First, it’s important to figure out what the problem is. Is your child being bullied, or harassed? Is he sad because he had such a wonderful weekend with you, and he’s not ready to leave? Perhaps school is simply too new and scary. Some mornings it’s because he’s hungry or tired. Especially with the younger crowd, there are hundreds of reasons why they might not want to go to school. Here are a few ways that I got through it with my three year old.
1. Take some time out of your day to be with your child. It might be hectic when you drop off and leave, and he feels abandoned, or he might be eager to tell you about his day and not get the chance. You can take this time to find out if there is something bothering them about school, whether there is some type of hardship he can’t get over himself, or whether he’s just nervous. I also love that I can take some time to talk with him and learn about his new friends. You can then use those new names as incentive to go to class in the morning. “Oh boy! We could see Grayson at school! Do you think he’ll be wearing a Batman shirt again today?” or “Maybe today you’ll go outside and play on the green turtle on the playground, are you excited?”. Knowing what gets him excited for school is a great way to encourage him to go.

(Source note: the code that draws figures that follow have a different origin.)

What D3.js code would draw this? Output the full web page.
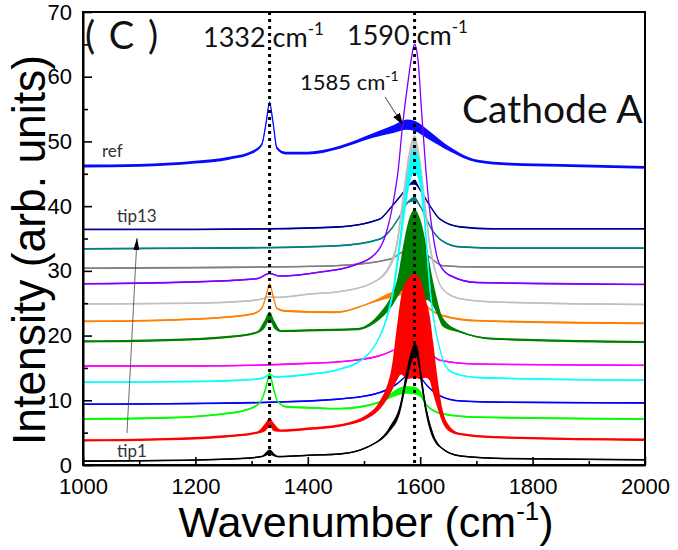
<!DOCTYPE html>
<html><head><meta charset="utf-8">
<script src="https://cdn.jsdelivr.net/npm/d3@7"></script>
<style>body{margin:0;background:#fff}</style>
</head><body><svg id="c" width="678" height="550"></svg>
<script>
// ---------- data ----------
const wavenumberTicks = [1000, 1200, 1400, 1600, 1800, 2000];
const wavenumberMinor = [1100, 1300, 1500, 1700, 1900];
const intensityTicks = [0, 10, 20, 30, 40, 50, 60, 70];
const intensityMinor = [5, 15, 25, 35, 45, 55, 65];
const peakLines = [1332, 1590];

const seriesNames = ["tip1","tip2","tip3","tip4","tip5","tip6","tip7","tip8","tip9","tip10","tip11","tip12","tip13","ref"];
const seriesColors = ["#000000","#ff0000","#00ff00","#0000ff","#00ffff","#ff00ff","#008000","#ff8000","#c0c0c0","#8000ff","#808080","#008080","#000090","#0a0aff"];
// half-width of the noise band for points without their own value
const baseNoise = [0.12,0.18,0.14,0.12,0.12,0.12,0.16,0.14,0.12,0.12,0.12,0.14,0.12,0.22];

// [wavenumber, intensity, noise half-width (optional)]
const tip1 = [[1000,0.6],[1150,0.7],[1280,1.0],[1318,1.3],[1332,2.0,0.4],[1346,1.3],[1400,1.5],[1457,1.7],[1516,3.2],[1546,5.6,0.4],[1564,8.7,0.7],[1576,13.8,1.0],[1585,16.9,1.0],[1590,17.9,0.9],[1595,17.3,1.0],[1601,13.8,1.0],[1610,8.7,0.8],[1623,4.5,0.5],[1640,2.5],[1671,1.4],[1750,1.0],[2000,0.8]];
const tip2 = [[1000,3.8],[1150,4.0],[1250,4.4],[1310,5.0],[1324,5.8,0.6],[1332,6.6,0.7],[1340,5.8,0.6],[1352,5.3],[1400,5.6],[1457,6.1],[1516,8.1,0.4],[1530,9.5,0.7],[1540,11,1],[1550,13.5,2],[1558,17,4],[1566,20,6],[1577,21,7.7],[1590,21.5,8],[1600,21,7.7],[1610,19.5,6],[1617,18,5],[1623,15,4],[1630,11.5,2.5],[1640,7.5,1],[1650,5.8,0.5],[1670,4.8],[1730,4.3],[2000,3.9]];
const tip3 = [[1000,7.1],[1150,7.3],[1250,7.9],[1300,8.8],[1316,9.8],[1325,11.8,0.4],[1332,14.0,0.4],[1339,11.8,0.4],[1347,9.8],[1362,9.0],[1420,8.8],[1457,8.7],[1528,9.7],[1558,11.2,0.5],[1575,11.6,0.6],[1590,11.5,0.6],[1600,11.0,0.5],[1612,9.2],[1640,7.9],[1700,7.4],[2000,7.1]];
const tip4 = [[1000,9.4],[1200,9.5],[1332,9.7],[1457,10.2],[1528,11.2],[1558,12.5],[1576,13.8],[1590,14.4,0.4],[1600,13.6],[1612,12.3],[1635,10.7],[1671,9.9],[1750,9.7],[2000,9.6]];
const tip5 = [[1000,12.8],[1200,12.9],[1300,13.2],[1322,13.5],[1332,14.0],[1342,13.6],[1400,14.0],[1457,14.8],[1505,16.9],[1523,19.0],[1540,22.6,0.4],[1552,27,0.8],[1562,33,1.2],[1572,40,1.6],[1582,45.5,1.8],[1590,47,1.8],[1598,45.5,1.8],[1606,40,1.6],[1613,32,1.2],[1619,26,0.8],[1624,22.6,0.5],[1635,17.9],[1645,15.3],[1663,14.1],[1706,13.5],[2000,13.1]];
const tip6 = [[1000,15.3],[1200,15.3],[1300,15.4],[1400,15.7],[1475,16.1],[1528,16.9],[1564,18.2],[1582,19.0],[1590,19.2,0.4],[1605,18.4],[1617,17.4],[1635,16.2],[1700,15.6],[2000,15.4]];
const tip7 = [[1000,19.1],[1150,19.3],[1260,19.8],[1310,20.5],[1322,21.6,0.6],[1332,23.0,0.7],[1341,21.6,0.6],[1352,20.7],[1400,20.8],[1488,21.0],[1528,23.0,0.5],[1548,25.2,0.9],[1560,27.5,1.5],[1568,30,3],[1577,31.5,5.5],[1590,31.5,8],[1600,31,7],[1612,29.5,4],[1621,27,2.2],[1630,24.5,1.2],[1640,22.1,0.7],[1671,20.6],[1730,19.5],[2000,19.0]];
const tip8 = [[1000,22.2],[1150,22.4],[1250,22.8],[1300,23.3],[1318,24.2],[1326,26.2],[1332,28.0],[1338,26.2],[1345,24.2],[1360,23.8],[1450,23.6],[1516,25.2],[1546,26.2,0.4],[1575,26.8,0.5],[1590,26.6,0.5],[1600,25.7,0.4],[1617,24.1],[1640,23.1],[1700,22.3],[2000,21.9]];
const tip9 = [[1000,24.9],[1200,25.0],[1300,25.4],[1320,25.7],[1332,26.0],[1345,25.9],[1400,26.4],[1457,26.8],[1516,28.2],[1546,30.8,0.4],[1558,33.9,0.8],[1568,40,1.2],[1580,47,1.5],[1590,49.5,1.5],[1600,46,1.5],[1610,39,1.2],[1617,34,0.8],[1624,31,0.5],[1640,27.2],[1671,25.7],[1730,25.2],[2000,24.8]];
const tip10 = [[1000,28.0],[1200,28.3],[1310,28.8],[1332,29.6],[1350,29.2],[1420,29.8],[1480,30.8],[1523,32.9],[1540,36.0],[1552,40.6],[1561,45.7],[1568,52],[1578,59],[1584,62.7],[1590,65],[1596,62.7],[1603,54],[1610,45.7],[1616,40],[1623,35.4],[1633,31.3],[1653,29.3],[1700,28.2],[2000,27.9]];
const tip11 = [[1000,30.4],[1200,30.5],[1332,30.6],[1450,30.8],[1546,31.8],[1568,32.9],[1590,33.7,0.4],[1617,32.1],[1640,30.8],[1700,30.6],[2000,30.6]];
const tip12 = [[1000,33.4],[1200,33.5],[1332,33.6],[1457,33.9],[1528,34.9],[1546,36.2],[1564,38.5],[1578,40.6],[1590,41.1,0.4],[1600,40.0],[1620,36.5],[1638,34.7],[1671,33.7],[1750,33.5],[2000,33.5]];
const tip13 = [[1000,36.4],[1200,36.4],[1332,36.5],[1457,36.8],[1528,38.0],[1546,39.6],[1568,41.9],[1582,43.4],[1590,43.7,0.4],[1600,42.5],[1617,40.1],[1635,38],[1671,36.8],[1730,36.5],[2000,36.5]];
const ref = [[1000,46.2],[1100,46.3],[1200,46.8],[1260,47.4],[1300,48.3],[1318,49.5],[1326,53],[1332,56],[1338,53],[1345,49],[1360,48.2],[1400,48.2],[1457,49.1],[1516,50.9,0.35],[1552,51.9,0.6],[1576,52.6,0.8],[1590,52.4,0.8],[1612,51.2,0.7],[1653,48.8,0.35],[1700,47.0],[1760,46.5],[1850,46.3],[2000,46.0]];

const allSeries = [tip1,tip2,tip3,tip4,tip5,tip6,tip7,tip8,tip9,tip10,tip11,tip12,tip13,ref];

// ---------- layout ----------
const svg = d3.select("#c");
const L = 83, R = 645, T = 12, B = 465;
const x = d3.scaleLinear().domain([1000, 2000]).range([L, R]);
const y = d3.scaleLinear().domain([0, 70]).range([B, T]);
const annFont = "Lato, 'Open Sans', sans-serif";
const axFont = "'Liberation Sans', Arial, sans-serif";

const defs = svg.append("defs");
defs.append("clipPath").attr("id","clip").append("rect")
  .attr("x", L).attr("y", T).attr("width", R - L).attr("height", B - T);
defs.append("marker").attr("id","ah").attr("markerUnits","userSpaceOnUse")
  .attr("markerWidth",12).attr("markerHeight",8).attr("refX",12).attr("refY",4)
  .attr("orient","auto").append("path").attr("d","M0,0 L12,4 L0,8 Z").attr("fill","#000");
defs.append("marker").attr("id","ah2").attr("markerUnits","userSpaceOnUse")
  .attr("markerWidth",12).attr("markerHeight",6).attr("refX",12).attr("refY",3)
  .attr("orient","auto").append("path").attr("d","M0,0 L12,3 L0,6 Z").attr("fill","#000");

// ---------- spectra ----------
const plot = svg.append("g").attr("clip-path","url(#clip)");
const order = d3.range(allSeries.length).reverse(); // ref first, tip1 on top
order.forEach(i => {
  const data = allSeries[i];
  const nz = d => (d[2] !== undefined ? d[2] : baseNoise[i]);
  const area = d3.area().curve(d3.curveMonotoneX)
    .x(d => x(d[0])).y0(d => y(d[1] - nz(d))).y1(d => y(d[1] + nz(d)));
  const line = d3.line().curve(d3.curveMonotoneX).x(d => x(d[0])).y(d => y(d[1]));
  plot.append("path").datum(data).attr("d", area).attr("fill", seriesColors[i]);
  plot.append("path").datum(data).attr("d", line).attr("fill","none")
    .attr("stroke", seriesColors[i]).attr("stroke-width", 1.3);
});

// dotted peak lines
svg.append("g").selectAll("line").data(peakLines).join("line")
  .attr("x1", d => x(d)).attr("x2", d => x(d)).attr("y1", T).attr("y2", B)
  .attr("stroke","#000").attr("stroke-width",3).attr("stroke-dasharray","3,4");

// ---------- axes ----------
svg.append("g").attr("transform",`translate(0,${B})`)
  .call(d3.axisBottom(x).tickValues(wavenumberTicks).tickSizeInner(-8).tickSizeOuter(0).tickPadding(13).tickFormat(d3.format("d")));
svg.append("g").attr("transform",`translate(0,${B})`)
  .call(d3.axisBottom(x).tickValues(wavenumberMinor).tickSizeInner(-4).tickSizeOuter(0).tickFormat(""))
  .select(".domain").remove();
svg.append("g").attr("transform",`translate(${L},0)`)
  .call(d3.axisLeft(y).tickValues(intensityTicks).tickSizeInner(-9).tickSizeOuter(0).tickPadding(11));
svg.append("g").attr("transform",`translate(${L},0)`)
  .call(d3.axisLeft(y).tickValues(intensityMinor).tickSizeInner(-5).tickSizeOuter(0).tickFormat(""))
  .select(".domain").remove();
svg.selectAll(".tick line").attr("stroke","#000").attr("stroke-width",1.6);
svg.selectAll(".domain").attr("stroke","#000").attr("stroke-width",2);
svg.selectAll(".tick text").attr("font-family", axFont).attr("font-size", 22).attr("fill","#000");

// frame
svg.append("rect").attr("x", L).attr("y", T).attr("width", R - L).attr("height", B - T)
  .attr("fill","none").attr("stroke","#000").attr("stroke-width",2);

// axis titles
const xt = svg.append("text").attr("x", 366).attr("y", 537).attr("text-anchor","middle")
  .attr("font-family", axFont).attr("font-size", 43).attr("fill","#000");
xt.append("tspan").text("Wavenumber (cm");
xt.append("tspan").attr("dy",-17).attr("font-size",26).text("-1");
xt.append("tspan").attr("dy",17).text(")");

svg.append("text").attr("transform","translate(45,250) rotate(-90)").attr("text-anchor","middle")
  .attr("font-family", axFont).attr("font-size", 46).attr("fill","#000")
  .attr("textLength", 390).attr("lengthAdjust","spacingAndGlyphs")
  .text("Intensity (arb. units)");

// ---------- annotations ----------
function label(xp, yp, size, main, sup, supSize, supDy, color) {
  const t = svg.append("text").attr("x", xp).attr("y", yp)
    .attr("font-family", annFont).attr("font-size", size).attr("fill", color || "#111");
  t.append("tspan").text(main);
  if (sup) t.append("tspan").attr("dy", -supDy).attr("font-size", supSize).text(sup);
  return t;
}
label(85, 49, 38, "( C )").attr("letter-spacing", 2);
label(203, 47, 27, "1332 cm", "-1", 17, 12);
label(347, 45, 27, "1590 cm", "-1", 17, 12);
label(300, 90, 22, "1585 cm", "-1", 14, 9);
label(462, 123, 39, "Cathode A");
label(102, 157, 17, "ref", null, 0, 0, "#333");
label(117, 222, 17, "tip13", null, 0, 0, "#333");
label(117, 457, 17, "tip1", null, 0, 0, "#333");

svg.append("line").attr("x1",127).attr("y1",433).attr("x2",137).attr("y2",238)
  .attr("stroke","#444").attr("stroke-width",0.8).attr("marker-end","url(#ah2)");
svg.append("line").attr("x1",385).attr("y1",97).attr("x2",403).attr("y2",125)
  .attr("stroke","#444").attr("stroke-width",1).attr("marker-end","url(#ah)");
</script></body></html>
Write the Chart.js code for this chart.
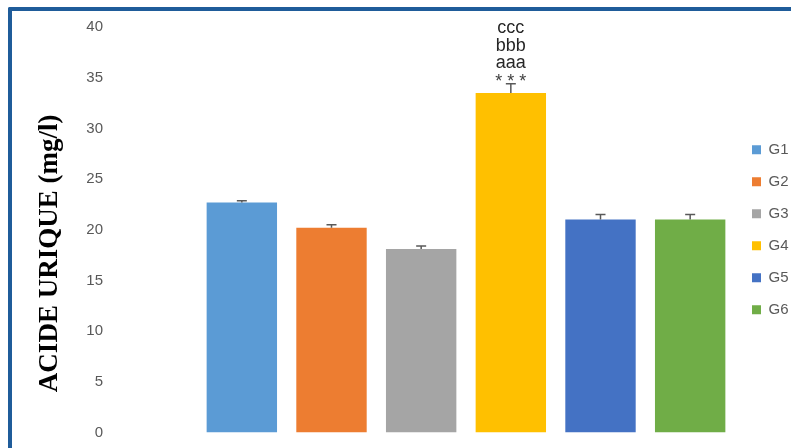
<!DOCTYPE html>
<html>
<head>
<meta charset="utf-8">
<script src="https://cdn.jsdelivr.net/npm/chart.js@4"></script>
<style>
    body { margin: 0; background: #fff; overflow: hidden; }
    .cadre { position: absolute; left: 8px; top: 7px; width: 900px; height: 600px;
             border-left: 4px solid #1F5C9A; border-top: 4px solid #1F5C9A; border-top-left-radius: 2px; }
    canvas { position: absolute; left: 0; top: 0; }
</style>
</head>
<body>
<div class="cadre"></div>
<canvas id="GraficoAcide" width="791" height="448"></canvas>
<script>
var groupes = ["G1", "G2", "G3", "G4", "G5", "G6"];
var valeurs = [22.7, 20.2, 18.1, 33.5, 21.0, 21.0];
var erreurs = [0.15, 0.3, 0.3, 0.9, 0.5, 0.5];
var couleurs = ["#5B9BD5", "#ED7D31", "#A5A5A5", "#FFC000", "#4472C4", "#70AD47"];
var ticksY = [0, 5, 10, 15, 20, 25, 30, 35, 40];
var annotations = { 3: ["ccc", "bbb", "aaa", "* * *"] };

// barres d'erreur (vers le haut seulement)
var barresErreur = {
    id: 'barresErreur',
    afterDatasetsDraw: function (chart) {
        var ctx = chart.ctx;
        var y = chart.scales.y;
        var meta = chart.getDatasetMeta(0);
        ctx.save();
        ctx.strokeStyle = "#595959";
        ctx.lineWidth = 1.5;
        meta.data.forEach(function (barre, i) {
            var yHaut = y.getPixelForValue(valeurs[i] + erreurs[i]);
            ctx.beginPath();
            ctx.moveTo(barre.x, barre.y);
            ctx.lineTo(barre.x, yHaut);
            ctx.moveTo(barre.x - 5, yHaut);
            ctx.lineTo(barre.x + 5, yHaut);
            ctx.stroke();

            var lignes = annotations[i];
            if (lignes) {
                ctx.textAlign = "center";
                ctx.textBaseline = "alphabetic";
                ctx.font = "18px 'Liberation Sans', Arial, sans-serif";
                var decalages = [-51, -33, -16, 3];
                lignes.forEach(function (t, k) {
                    ctx.fillStyle = k == 3 ? "#404040" : "#262626";
                    ctx.fillText(t, barre.x, yHaut + decalages[k]);
                });
            }
        });
        ctx.restore();
    }
};

var ctx = document.getElementById('GraficoAcide').getContext('2d');

var grafico = new Chart(ctx, {
    type: 'bar',
    data: {
        labels: groupes,
        datasets: [{
            label: "Acide urique",
            data: valeurs,
            backgroundColor: couleurs,
            borderWidth: 0,
            barPercentage: 0.785,
            categoryPercentage: 1.0
        }]
    },
    options: {
        responsive: false,
        animation: false,
        layout: { padding: { top: 27, bottom: 15.5, left: 0, right: 0 } },
        plugins: {
            tooltip: { enabled: false },
            legend: {
                position: 'right',
                maxWidth: 56,
                labels: {
                    boxWidth: 9,
                    boxHeight: 9,
                    padding: 17,
                    color: "#595959",
                    font: { size: 15, family: "'Liberation Sans', Arial, sans-serif" },
                    generateLabels: function (chart) {
                        return groupes.map(function (g, i) {
                            return { text: g, fillStyle: couleurs[i], strokeStyle: couleurs[i], lineWidth: 0, index: i, fontColor: "#595959" };
                        });
                    }
                }
            }
        },
        scales: {
            x: {
                display: false
            },
            y: {
                min: 0,
                max: 40,
                afterBuildTicks: function (scale) {
                    scale.ticks = ticksY.map(function (v) { return { value: v }; });
                },
                afterFit: function (scale) {
                    scale.width = 197;
                    scale.paddingTop = 0;
                    scale.paddingBottom = 0;
                },
                grid: { display: false },
                border: { display: false },
                ticks: {
                    padding: 86,
                    color: "#595959",
                    font: { size: 15, family: "'Liberation Sans', Arial, sans-serif" }
                },
                title: {
                    display: true,
                    text: "ACIDE URIQUE (mg/l)       ",
                    color: "#000",
                    padding: { top: 34, bottom: 0 },
                    font: { size: 27, weight: 'bold', family: "'Liberation Serif', 'Times New Roman', serif" }
                }
            }
        }
    },
    plugins: [barresErreur]
});
</script>
</body>
</html>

2. Find out what excites him about school and bring it up on the way to school. Talk about those little favorites in the morning when he’s hesitant to get out of the car, and remind him that grown ups come back. Thank you Daniel Tiger for that tid bit. Here’s the song, we sing it four times a week!
3. Find out the schedule for the week, and talk about it. This is a lifesaver for me. Every week my kid’s teacher puts out an email about the tentative schedule for the week, so we discuss what they might do the night before, or in the car on the way. Painting is his favorite thing in the whole world, so if they’re painting he’s excited to go.
4. If your teacher doesn’t send out a schedule, get a fun calendar you can look at together with your child. You can identify stay at home days, at go to school days so they can have a good routine of what to expect.
5. Make routine cards. I’ve done this for you, you can get a copy below. We walk through the steps we need to take to get out of the house in time, as well as ensure that he’s eaten his breakfast and gone potty before we leave. With a full belly and an empty bladder, we are less likely to struggle through drop off. I recommend laminating them so he can hold them, and feel confident he has completed them.
Remember that today’s struggles aren’t always tomorrow’s struggles. Reward the victories, and forget the defeats. Try to be positive, even when you’re the one with the screaming kid in the parking lot. We have all been there.